Extract the lines beginning at the one that holds "What TikZ code" and ending at the final line of the material below, keeping them exact and leaving out all pictures.
··· PROVIDED DATA
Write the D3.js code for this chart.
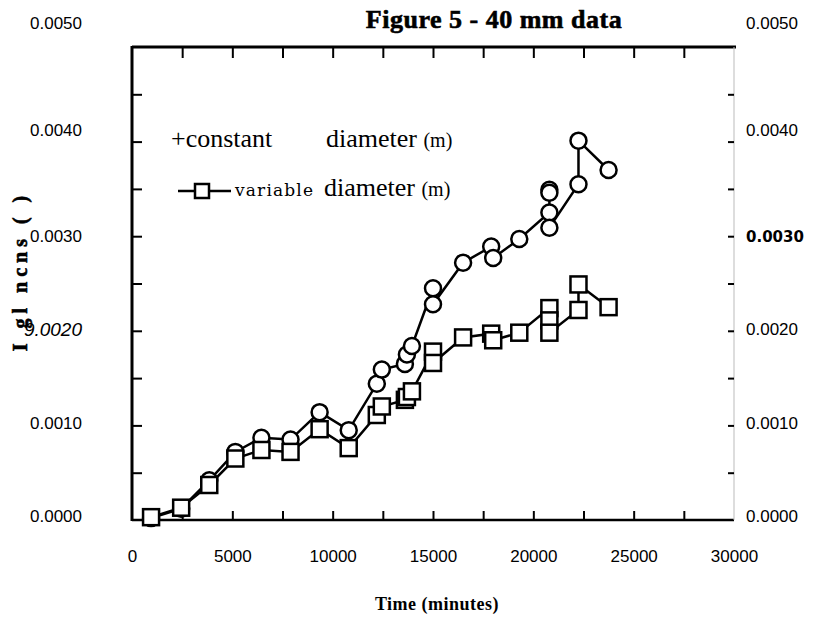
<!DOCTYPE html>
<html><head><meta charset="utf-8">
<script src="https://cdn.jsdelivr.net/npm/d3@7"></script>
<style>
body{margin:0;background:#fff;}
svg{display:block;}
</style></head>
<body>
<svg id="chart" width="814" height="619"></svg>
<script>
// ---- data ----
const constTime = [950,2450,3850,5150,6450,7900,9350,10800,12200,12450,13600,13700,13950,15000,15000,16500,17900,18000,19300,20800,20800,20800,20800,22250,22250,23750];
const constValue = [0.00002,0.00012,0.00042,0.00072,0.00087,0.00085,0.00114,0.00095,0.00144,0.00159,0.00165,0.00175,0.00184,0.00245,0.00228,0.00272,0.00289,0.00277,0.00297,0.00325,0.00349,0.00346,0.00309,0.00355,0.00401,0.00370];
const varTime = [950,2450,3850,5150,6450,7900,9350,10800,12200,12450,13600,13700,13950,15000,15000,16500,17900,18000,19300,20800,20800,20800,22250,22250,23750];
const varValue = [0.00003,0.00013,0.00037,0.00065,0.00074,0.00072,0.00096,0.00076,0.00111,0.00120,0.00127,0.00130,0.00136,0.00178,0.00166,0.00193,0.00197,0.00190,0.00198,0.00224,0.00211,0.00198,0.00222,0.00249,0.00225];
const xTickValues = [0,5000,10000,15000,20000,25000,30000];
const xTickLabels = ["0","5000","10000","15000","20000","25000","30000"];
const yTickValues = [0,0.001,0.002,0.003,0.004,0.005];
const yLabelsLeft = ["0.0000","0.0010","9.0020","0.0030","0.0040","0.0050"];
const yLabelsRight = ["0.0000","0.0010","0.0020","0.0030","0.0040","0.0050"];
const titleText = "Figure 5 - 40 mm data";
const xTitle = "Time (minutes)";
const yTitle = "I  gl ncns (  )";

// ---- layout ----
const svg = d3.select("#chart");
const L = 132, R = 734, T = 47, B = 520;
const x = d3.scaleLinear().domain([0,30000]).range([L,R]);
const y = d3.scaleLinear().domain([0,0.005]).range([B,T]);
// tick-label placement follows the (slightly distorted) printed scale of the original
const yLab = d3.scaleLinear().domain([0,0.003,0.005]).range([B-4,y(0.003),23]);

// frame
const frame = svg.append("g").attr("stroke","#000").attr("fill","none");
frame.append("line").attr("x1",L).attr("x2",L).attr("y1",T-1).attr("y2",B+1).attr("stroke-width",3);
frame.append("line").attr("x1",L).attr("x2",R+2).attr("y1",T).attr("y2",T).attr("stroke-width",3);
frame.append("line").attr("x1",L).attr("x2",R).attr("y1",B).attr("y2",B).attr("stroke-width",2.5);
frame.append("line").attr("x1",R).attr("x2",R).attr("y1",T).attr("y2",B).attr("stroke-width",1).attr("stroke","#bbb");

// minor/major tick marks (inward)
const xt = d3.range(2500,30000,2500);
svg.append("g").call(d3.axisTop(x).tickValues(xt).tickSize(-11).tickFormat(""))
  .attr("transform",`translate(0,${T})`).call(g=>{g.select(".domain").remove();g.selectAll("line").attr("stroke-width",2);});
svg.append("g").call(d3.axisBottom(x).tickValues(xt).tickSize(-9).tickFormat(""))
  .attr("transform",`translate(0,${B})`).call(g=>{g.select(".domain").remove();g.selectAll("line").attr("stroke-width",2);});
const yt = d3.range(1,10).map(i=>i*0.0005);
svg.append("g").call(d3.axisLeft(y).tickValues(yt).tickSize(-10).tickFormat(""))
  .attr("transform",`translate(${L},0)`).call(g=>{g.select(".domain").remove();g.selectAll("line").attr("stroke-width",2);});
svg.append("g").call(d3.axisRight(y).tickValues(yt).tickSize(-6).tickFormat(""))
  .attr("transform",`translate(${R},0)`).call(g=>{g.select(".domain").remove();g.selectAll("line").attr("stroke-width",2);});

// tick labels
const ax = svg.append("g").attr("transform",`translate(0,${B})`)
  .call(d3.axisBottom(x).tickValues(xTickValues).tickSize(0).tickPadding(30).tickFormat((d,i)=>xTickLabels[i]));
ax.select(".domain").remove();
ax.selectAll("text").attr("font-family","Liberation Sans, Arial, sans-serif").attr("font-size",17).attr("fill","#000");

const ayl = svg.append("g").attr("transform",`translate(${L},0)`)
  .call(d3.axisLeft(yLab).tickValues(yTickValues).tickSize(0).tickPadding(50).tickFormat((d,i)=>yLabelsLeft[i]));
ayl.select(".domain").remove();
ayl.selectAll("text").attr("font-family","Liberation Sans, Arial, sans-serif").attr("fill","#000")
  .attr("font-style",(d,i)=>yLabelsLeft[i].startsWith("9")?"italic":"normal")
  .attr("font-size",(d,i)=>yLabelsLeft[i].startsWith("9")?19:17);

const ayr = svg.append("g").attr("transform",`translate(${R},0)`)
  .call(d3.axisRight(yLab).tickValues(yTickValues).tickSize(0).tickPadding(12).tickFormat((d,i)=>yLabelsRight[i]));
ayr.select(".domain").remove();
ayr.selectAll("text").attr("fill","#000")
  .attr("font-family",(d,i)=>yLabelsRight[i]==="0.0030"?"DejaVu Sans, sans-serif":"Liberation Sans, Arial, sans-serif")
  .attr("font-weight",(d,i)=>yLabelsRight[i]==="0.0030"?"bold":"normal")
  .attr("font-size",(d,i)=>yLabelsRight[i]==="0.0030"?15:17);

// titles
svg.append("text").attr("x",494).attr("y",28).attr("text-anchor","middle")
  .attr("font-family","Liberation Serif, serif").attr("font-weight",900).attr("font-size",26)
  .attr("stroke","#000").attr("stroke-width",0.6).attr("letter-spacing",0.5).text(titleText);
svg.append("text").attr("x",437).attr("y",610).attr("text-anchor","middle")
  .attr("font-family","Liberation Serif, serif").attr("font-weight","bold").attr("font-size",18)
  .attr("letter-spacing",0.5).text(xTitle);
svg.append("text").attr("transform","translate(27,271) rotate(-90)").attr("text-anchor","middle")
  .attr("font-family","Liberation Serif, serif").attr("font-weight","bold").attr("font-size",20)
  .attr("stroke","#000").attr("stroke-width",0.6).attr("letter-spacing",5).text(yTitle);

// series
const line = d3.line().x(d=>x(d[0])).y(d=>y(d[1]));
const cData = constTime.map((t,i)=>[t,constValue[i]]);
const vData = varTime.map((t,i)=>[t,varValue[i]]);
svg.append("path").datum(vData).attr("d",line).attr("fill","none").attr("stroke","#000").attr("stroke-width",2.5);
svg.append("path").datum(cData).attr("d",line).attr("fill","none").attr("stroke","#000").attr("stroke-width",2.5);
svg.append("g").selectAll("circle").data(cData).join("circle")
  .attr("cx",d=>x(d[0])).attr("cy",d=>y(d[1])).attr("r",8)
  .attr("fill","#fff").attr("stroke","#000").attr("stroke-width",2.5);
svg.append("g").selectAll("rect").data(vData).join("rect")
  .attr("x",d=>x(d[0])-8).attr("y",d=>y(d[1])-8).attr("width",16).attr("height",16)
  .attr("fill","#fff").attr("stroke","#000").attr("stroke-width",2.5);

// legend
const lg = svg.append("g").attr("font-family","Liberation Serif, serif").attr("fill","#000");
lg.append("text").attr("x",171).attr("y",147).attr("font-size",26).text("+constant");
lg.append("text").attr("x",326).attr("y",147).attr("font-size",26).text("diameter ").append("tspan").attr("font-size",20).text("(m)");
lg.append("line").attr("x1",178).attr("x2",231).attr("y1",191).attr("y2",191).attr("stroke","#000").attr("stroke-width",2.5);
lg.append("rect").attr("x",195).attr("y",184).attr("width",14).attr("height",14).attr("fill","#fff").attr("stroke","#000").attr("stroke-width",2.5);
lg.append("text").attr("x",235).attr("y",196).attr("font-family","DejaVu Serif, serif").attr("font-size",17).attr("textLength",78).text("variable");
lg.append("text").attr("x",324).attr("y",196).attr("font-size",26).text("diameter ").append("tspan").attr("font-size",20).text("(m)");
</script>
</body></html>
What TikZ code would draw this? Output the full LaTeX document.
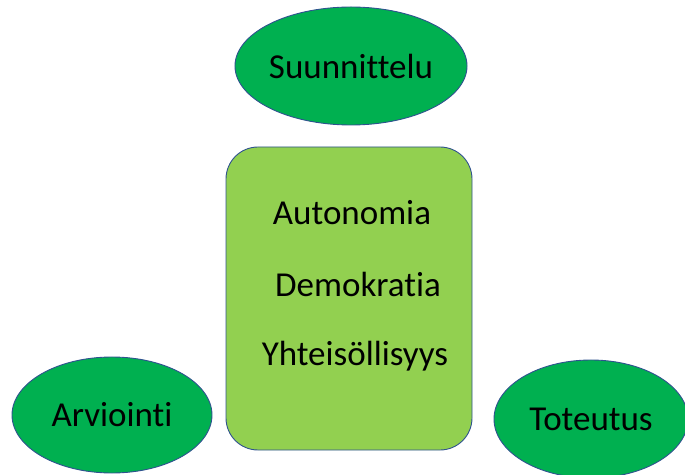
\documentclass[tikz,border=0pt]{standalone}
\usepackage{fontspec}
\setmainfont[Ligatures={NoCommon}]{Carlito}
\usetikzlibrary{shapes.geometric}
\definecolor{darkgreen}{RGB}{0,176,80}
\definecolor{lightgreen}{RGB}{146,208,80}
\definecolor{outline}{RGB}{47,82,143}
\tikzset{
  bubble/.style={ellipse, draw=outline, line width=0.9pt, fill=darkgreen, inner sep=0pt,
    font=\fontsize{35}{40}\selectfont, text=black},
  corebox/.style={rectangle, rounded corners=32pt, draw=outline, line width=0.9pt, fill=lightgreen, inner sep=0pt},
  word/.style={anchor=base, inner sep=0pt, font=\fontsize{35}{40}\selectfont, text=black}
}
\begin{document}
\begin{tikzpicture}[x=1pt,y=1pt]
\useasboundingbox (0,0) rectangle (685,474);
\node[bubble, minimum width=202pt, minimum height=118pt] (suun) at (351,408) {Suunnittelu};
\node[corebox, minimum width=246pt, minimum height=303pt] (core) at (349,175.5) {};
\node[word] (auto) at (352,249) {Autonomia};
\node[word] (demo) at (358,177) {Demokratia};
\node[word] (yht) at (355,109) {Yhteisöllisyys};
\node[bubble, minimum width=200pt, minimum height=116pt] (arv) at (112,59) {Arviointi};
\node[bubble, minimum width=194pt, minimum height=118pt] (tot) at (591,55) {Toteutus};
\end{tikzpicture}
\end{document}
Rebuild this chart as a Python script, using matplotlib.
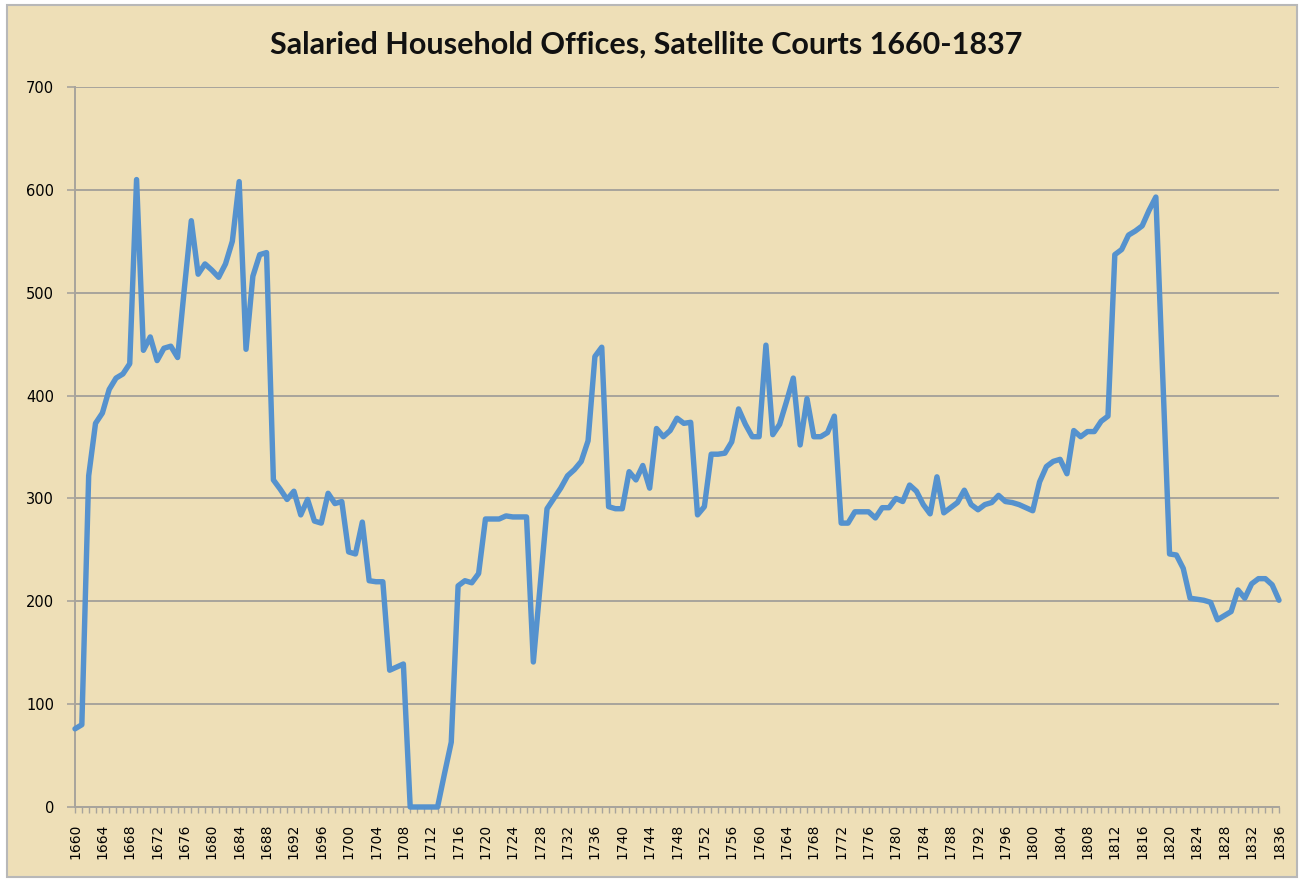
······
TASK SOLUTION
What TikZ code would draw this? Output the full LaTeX document.
\documentclass[tikz,border=0pt]{standalone}
\usepackage{fontspec}
\setmainfont[Ligatures={NoCommon}]{Carlito}
\usetikzlibrary{shapes.geometric}
\definecolor{darkgreen}{RGB}{0,176,80}
\definecolor{lightgreen}{RGB}{146,208,80}
\definecolor{outline}{RGB}{47,82,143}
\tikzset{
  bubble/.style={ellipse, draw=outline, line width=0.9pt, fill=darkgreen, inner sep=0pt,
    font=\fontsize{35}{40}\selectfont, text=black},
  corebox/.style={rectangle, rounded corners=32pt, draw=outline, line width=0.9pt, fill=lightgreen, inner sep=0pt},
  word/.style={anchor=base, inner sep=0pt, font=\fontsize{35}{40}\selectfont, text=black}
}
\begin{document}
\begin{tikzpicture}[x=1pt,y=1pt]
\useasboundingbox (0,0) rectangle (685,474);
\node[bubble, minimum width=202pt, minimum height=118pt] (suun) at (351,408) {Suunnittelu};
\node[corebox, minimum width=246pt, minimum height=303pt] (core) at (349,175.5) {};
\node[word] (auto) at (352,249) {Autonomia};
\node[word] (demo) at (358,177) {Demokratia};
\node[word] (yht) at (355,109) {Yhteisöllisyys};
\node[bubble, minimum width=200pt, minimum height=116pt] (arv) at (112,59) {Arviointi};
\node[bubble, minimum width=194pt, minimum height=118pt] (tot) at (591,55) {Toteutus};
\end{tikzpicture}
\end{document}
Rebuild this chart as a Python script, using matplotlib.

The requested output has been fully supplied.